E como tu tens "de facto, uma memória muito organizada..."

Fulacunda disse...

'Ecran Mágico' ou 'Vaca Cornélia', com o saudoso Francisco Assis Pacheco?

xai xai disse...

Fula: Estás-me a ofender ou quê? Eu não protagonizo programas sobre pecuária.
Écran Mágico! Cinema!
Coisa fina e de alta cultura!

joão belo disse...

Fernando Assis Pacheco, Fula.
:)

Beira disse...

Ecrã Mágico.
Tenho uma vaga ideia disso.
Deve ter sido lá para 1979 no Teatro Villaret, ali na Fontes Pereira de Melo.

Fomos os vencedores.
Mas só fizemos figuração.
Lembro-me de uma cena sobre o Camões a perder o olho no norte de África. E nós a fazer uma guerra com sprays cheios de água.

Mas, XaiXai, o revivalismo ainda só vai em 78.
Quando chegarmos a 79 penso nisso.
Esgotei as palavras com as memórias de 1977-78.

ah...
E era Fernando Assis Pacheco!

Fulacunda disse...

Francisco, o que eu conheço mais famoso é Francisco Pacheco. Aliás conheço dois.

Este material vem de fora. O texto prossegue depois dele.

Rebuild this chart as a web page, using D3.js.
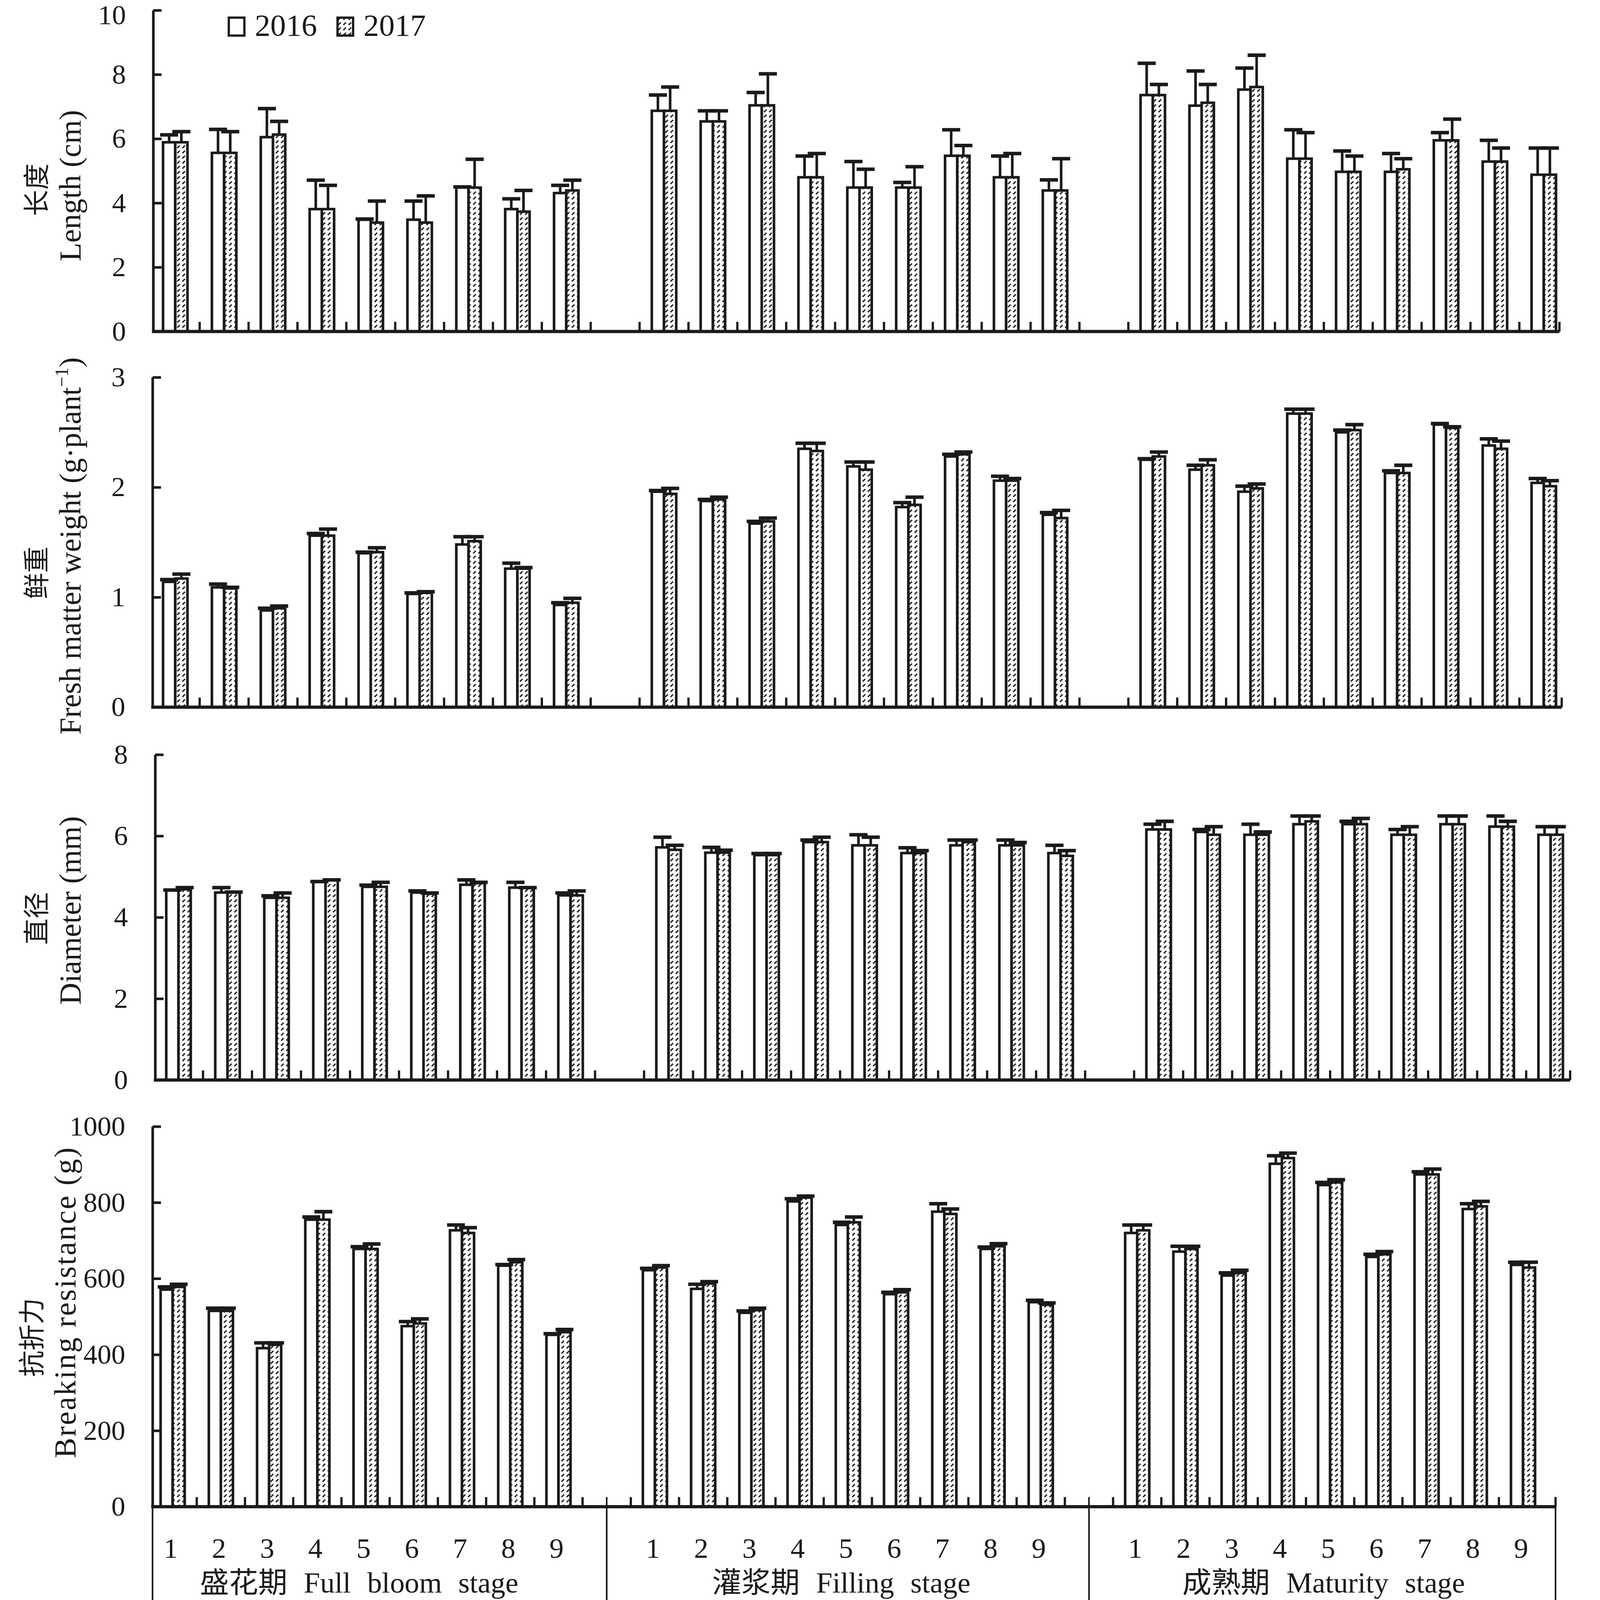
<!DOCTYPE html>
<html><head><meta charset="utf-8">
<script src="https://cdn.jsdelivr.net/npm/d3@7/dist/d3.min.js"></script>
<style>html,body{margin:0;padding:0;background:#fff;width:100%;height:100%;overflow:hidden;} svg{display:block;width:100vw;height:100vh;}</style>
</head><body>
<svg id="chart"></svg>
<script>
// ---------------- DATA ----------------
const groups = ["盛花期 Full bloom stage", "灌浆期 Filling stage", "成熟期 Maturity stage"];
const treatments = ["1","2","3","4","5","6","7","8","9"];
const years = ["2016","2017"];

// Length (cm)
const length2016 = [5.89,5.56,6.05,3.81,3.48,3.48,4.48,3.81,4.31, 6.87,6.54,7.04,4.80,4.48,4.48,5.47,4.80,4.39, 7.36,7.03,7.53,5.38,4.97,4.97,5.95,5.29,4.88];
const length2017 = [5.89,5.56,6.13,3.81,3.39,3.39,4.48,3.73,4.39, 6.87,6.54,7.04,4.80,4.48,4.48,5.47,4.80,4.39, 7.36,7.12,7.61,5.38,4.97,5.05,5.95,5.29,4.88];
const lengthErr2016 = [0.23,0.73,0.89,0.90,0.02,0.58,0.02,0.32,0.24, 0.49,0.33,0.40,0.66,0.81,0.16,0.81,0.66,0.33, 0.99,1.08,0.67,0.90,0.65,0.57,0.24,0.66,0.83];
const lengthErr2017 = [0.33,0.66,0.41,0.74,0.67,0.83,0.88,0.66,0.32, 0.74,0.33,0.98,0.74,0.57,0.65,0.32,0.74,0.99, 0.33,0.57,0.99,0.81,0.49,0.33,0.66,0.42,0.83];
const lengthTicks = [0,2,4,6,8,10];

// Fresh matter weight (g·plant-1)
const fresh2016 = [1.14,1.09,0.88,1.56,1.40,1.03,1.48,1.26,0.93, 1.96,1.875,1.67,2.35,2.19,1.82,2.28,2.06,1.75, 2.25,2.16,1.96,2.67,2.50,2.13,2.57,2.38,2.04];
const fresh2017 = [1.17,1.08,0.90,1.56,1.41,1.04,1.51,1.26,0.95, 1.94,1.89,1.69,2.33,2.16,1.84,2.30,2.06,1.72, 2.28,2.20,1.99,2.67,2.52,2.13,2.54,2.35,2.01];
const freshErr2016 = [0.02,0.03,0.02,0.02,0.01,0.01,0.07,0.05,0.02, 0.01,0.015,0.02,0.05,0.04,0.04,0.02,0.04,0.02, 0.01,0.04,0.05,0.04,0.02,0.02,0.01,0.06,0.04];
const freshErr2017 = [0.04,0.01,0.02,0.06,0.04,0.01,0.04,0.01,0.04, 0.05,0.02,0.03,0.07,0.07,0.07,0.02,0.02,0.07, 0.04,0.05,0.04,0.04,0.05,0.07,0.01,0.07,0.05];
const freshTicks = [0,1,2,3];

// Diameter (mm)
const diam2016 = [4.66,4.61,4.48,4.87,4.75,4.61,4.80,4.73,4.54, 5.72,5.59,5.53,5.85,5.77,5.58,5.77,5.77,5.58, 6.16,6.10,6.03,6.29,6.29,6.03,6.29,6.23,6.03];
const diam2017 = [4.69,4.61,4.48,4.91,4.75,4.58,4.84,4.72,4.54, 5.66,5.59,5.53,5.85,5.77,5.58,5.85,5.77,5.51, 6.16,6.03,6.03,6.36,6.29,6.03,6.29,6.23,6.03];
const diamErr2016 = [0.01,0.12,0.05,0.01,0.04,0.04,0.12,0.13,0.06, 0.25,0.13,0.04,0.05,0.26,0.13,0.13,0.13,0.19, 0.13,0.06,0.26,0.20,0.07,0.13,0.20,0.26,0.20];
const diamErr2017 = [0.04,0.01,0.12,0.01,0.11,0.02,0.02,0.01,0.11, 0.11,0.06,0.04,0.12,0.20,0.06,0.05,0.07,0.13, 0.20,0.20,0.07,0.13,0.14,0.20,0.20,0.13,0.20];
const diamTicks = [0,2,4,6,8];

// Breaking resistance (g)
const break2016 = [571,515,417,755,678,475,727,634,452, 622,573,510,803,741,559,776,678,538, 720,671,608,902,846,657,874,783,636];
const break2017 = [578,515,426,755,678,482,720,643,459, 629,587,517,813,748,564,770,685,531, 727,678,615,917,853,664,874,790,629];
const breakErr2016 = [7,7,14,7,6,12,14,3,3, 5,12,5,7,7,5,21,5,5, 21,14,7,21,7,7,7,14,7];
const breakErr2017 = [7,7,5,21,13,12,14,7,7, 5,5,5,4,14,7,13,7,5, 14,7,7,13,7,7,14,13,14];
const breakTicks = [0,200,400,600,800,1000];

// ---------------- LAYOUT ----------------
const W = 4930, H = 4991;
const INK = "#1a1a1a";
const SERIF = "'Liberation Serif','Times New Roman','Noto Sans CJK SC',serif";

const panels = [
  {v16:length2016, v17:length2017, e16:lengthErr2016, e17:lengthErr2017, ticks:lengthTicks,
   yBottom:1034, yTop:32, axisX:472, firstC:540, slot:150.6, axisEnd:4805, zh:"长度", en:"Length (cm)", zhX:142, enX:248, zhY:592, enY:579, ls:0},
  {v16:fresh2016, v17:fresh2017, e16:freshErr2016, e17:freshErr2017, ticks:freshTicks,
   yBottom:2206, yTop:1177, axisX:470, firstC:540, slot:150.6, axisEnd:4812, zh:"鲜重", en:null, zhX:142, enX:248, zhY:1787, enY:1703, ls:0},
  {v16:diam2016, v17:diam2017, e16:diamErr2016, e17:diamErr2017, ticks:diamTicks,
   yBottom:3369, yTop:2354, axisX:478, firstC:550, slot:151.0, axisEnd:4838, zh:"直径", en:"Diameter (mm)", zhX:142, enX:248, zhY:2865, enY:2840, ls:0},
  {v16:break2016, v17:break2017, e16:breakErr2016, e17:breakErr2017, ticks:breakTicks,
   yBottom:4700, yTop:3514, axisX:470, firstC:532, slot:148.6, axisEnd:4793, zh:"抗折力", en:"Breaking resistance (g)", zhX:128, enX:232, zhY:4172, enY:4062, ls:4, bottom:true}
];

// slot keys: 9 treatments per stage, with an empty slot between stages
const slotKeys = [];
groups.forEach((g, gi) => {
  treatments.forEach(t => slotKeys.push(gi + "|" + t));
  if (gi < groups.length - 1) slotKeys.push("gap" + gi);
});

const svg = d3.select("#chart")
  .attr("viewBox", `0 0 ${W} ${H}`).attr("preserveAspectRatio", "none")
  .style("background", "#fff");

const defs = svg.append("defs");
const pat = defs.append("pattern").attr("id", "hatch")
  .attr("patternUnits", "userSpaceOnUse").attr("width", 16).attr("height", 16);
pat.append("rect").attr("width", 16).attr("height", 16).attr("fill", "#fff");
pat.append("path").attr("d", "M2,14 L10,6").attr("stroke", INK).attr("stroke-width", 4.2);

panels.forEach((p, pi) => {
  const g = svg.append("g");
  const maxV = p.ticks[p.ticks.length - 1];
  const y = d3.scaleLinear().domain([0, maxV]).range([p.yBottom, p.yTop]);
  const bandStart = p.firstC - p.slot / 2;
  const x = d3.scaleBand().domain(slotKeys).range([bandStart, bandStart + slotKeys.length * p.slot]).padding(0);
  const bw = x.bandwidth();
  const barW = bw * 0.25;
  const capW = bw * 0.37;
  const cx = d => x(d.key) + bw * 0.25 + d.yi * barW + barW / 2;

  const recs = [];
  groups.forEach((gn, gi) => treatments.forEach((t, ti) => {
    const idx = gi * 9 + ti;
    years.forEach((yr, yi) => {
      recs.push({key: gi + "|" + t, yi,
        v: yi === 0 ? p.v16[idx] : p.v17[idx],
        e: yi === 0 ? p.e16[idx] : p.e17[idx]});
    });
  }));

  g.selectAll("rect.bar").data(recs).enter().append("rect")
    .attr("class", "bar")
    .attr("x", d => x(d.key) + bw * 0.25 + d.yi * barW)
    .attr("width", barW)
    .attr("y", d => y(d.v))
    .attr("height", d => y(0) - y(d.v))
    .attr("fill", d => d.yi === 0 ? "#fff" : "url(#hatch)")
    .attr("stroke", INK).attr("stroke-width", 8);

  const eg = g.selectAll("g.err").data(recs).enter().append("g").attr("class", "err");
  eg.append("line")
    .attr("x1", cx).attr("x2", cx)
    .attr("y1", d => y(d.v)).attr("y2", d => y(d.v + d.e))
    .attr("stroke", INK).attr("stroke-width", 8);
  eg.append("line")
    .attr("x1", d => cx(d) - capW / 2).attr("x2", d => cx(d) + capW / 2)
    .attr("y1", d => y(d.v + d.e)).attr("y2", d => y(d.v + d.e))
    .attr("stroke", INK).attr("stroke-width", 11);

  const yAxis = d3.axisLeft(y).tickValues(p.ticks).tickSizeInner(-26).tickSizeOuter(0).tickPadding(84)
    .tickFormat(d3.format("d"));
  const ya = g.append("g").attr("transform", `translate(${p.axisX},0)`).call(yAxis);
  ya.select(".domain").attr("stroke", INK).attr("stroke-width", 8);
  ya.selectAll(".tick line").attr("stroke", INK).attr("stroke-width", 8);
  ya.selectAll(".tick text").attr("font-family", SERIF).attr("font-size", 86).attr("fill", INK)
    .attr("dy", (d) => d === maxV && pi === 0 ? "0.5em" : "0.32em");

  const xEnd = p.axisEnd;
  g.append("line").attr("x1", p.axisX - 4).attr("x2", xEnd).attr("y1", p.yBottom).attr("y2", p.yBottom)
    .attr("stroke", INK).attr("stroke-width", 10);
  const tickXs = slotKeys.slice(1).map(k => x(k)).concat([xEnd]);
  g.selectAll("line.xt").data(tickXs).enter().append("line").attr("class", "xt")
    .attr("x1", d => d).attr("x2", d => d)
    .attr("y1", p.yBottom).attr("y2", p.yBottom - 30)
    .attr("stroke", INK).attr("stroke-width", 7);

  g.append("text").attr("transform", `translate(${p.zhX},${p.zhY}) rotate(-90)`)
    .attr("text-anchor", "middle").attr("font-family", SERIF).attr("font-size", 82).attr("fill", INK)
    .text(p.zh);
  const et = g.append("text").attr("transform", `translate(${p.enX},${p.enY}) rotate(-90)`)
    .attr("text-anchor", "middle").attr("font-family", SERIF).attr("font-size", 95).attr("fill", INK)
    .attr("letter-spacing", p.ls);
  if (p.en) {
    et.text(p.en);
  } else {
    et.append("tspan").text("Fresh matter weight (g·plant");
    et.append("tspan").attr("font-size", 58).attr("dy", -38).text("−1");
    et.append("tspan").attr("dy", 38).text(")");
  }

  if (p.bottom) {
    const divX = [p.axisX, x("gap0") + bw / 2, x("gap1") + bw / 2, xEnd];
    g.selectAll("line.div").data(divX).enter().append("line").attr("class", "div")
      .attr("x1", d => d).attr("x2", d => d)
      .attr("y1", (d, i) => (i === 0 ? p.yBottom : p.yBottom - 30)).attr("y2", H)
      .attr("stroke", INK).attr("stroke-width", 5);
    const nums = slotKeys.filter(k => k.indexOf("|") > 0);
    g.selectAll("text.num").data(nums).enter().append("text").attr("class", "num")
      .attr("x", d => x(d) + bw / 2 - 6).attr("y", 4860)
      .attr("text-anchor", "middle").attr("font-family", SERIF).attr("font-size", 88).attr("fill", INK)
      .text(d => d.split("|")[1]);
    g.selectAll("text.grp").data(groups).enter().append("text").attr("class", "grp")
      .attr("x", (d, gi) => x(gi + "|5") + bw / 2 - 20).attr("y", 4968)
      .attr("text-anchor", "middle").attr("font-family", SERIF).attr("font-size", 90).attr("fill", INK)
      .attr("word-spacing", 28)
      .text(d => d);
  }
});

const leg = svg.append("g");
years.forEach((yr, i) => {
  const lx = 705 + i * 335;
  leg.append("rect").attr("x", lx).attr("y", 55).attr("width", 48).attr("height", 56)
    .attr("fill", i === 0 ? "#fff" : "url(#hatch)").attr("stroke", INK).attr("stroke-width", 7);
  leg.append("text").attr("x", lx + 80).attr("y", 111).attr("font-family", SERIF)
    .attr("font-size", 96).attr("fill", INK).text(yr);
});
</script>
</body></html>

E era o da vaca sim senhor. Nós arabes, de DumDum na mão, e lá dentro nos bastidores a passar na televisão o maior duelo de sempre na F1, entre o Villeneuve e o Arnoux (o Bolama sabe do que falo, já que em tempos idos aqui dos/nos blogs, quase pré-históricos, já trocámos alguma coisa s/b o assunto)

Beira disse...

Dizes tu que foi no dia desse famoso GP de França?

Então está esclarecido que o programa foi para o ar na segunda-feira dia 2 de Julho de 1979.

E olha que não era "A Visita da Cornélia" mas sim o "Ecrã Mágico".

Fulacunda disse...

ok, eu fico com o GP e tu ficas com a vaca, perdão, com o ecrã. está feito.

Beira disse...

Se ficas com o GP ficas a ganhar!

Fulacunda disse...

e julgas que não sei isso desde há muito tempo? ;)

Fulacunda disse...

(já agora se tiveres algum tempo passeia-te lá nos comentários do link, que logo encontrarás outras afinidades ... até estas que aqui tratamos agora)

Anónimo disse...

2 de julho de 1979 foi uma grande data. coisa habitual nos 2 de julhos

Bonanza

Timor disse...

Beira, gostei muito.

Nanza, quando la chegarmos logo te damos os parabens.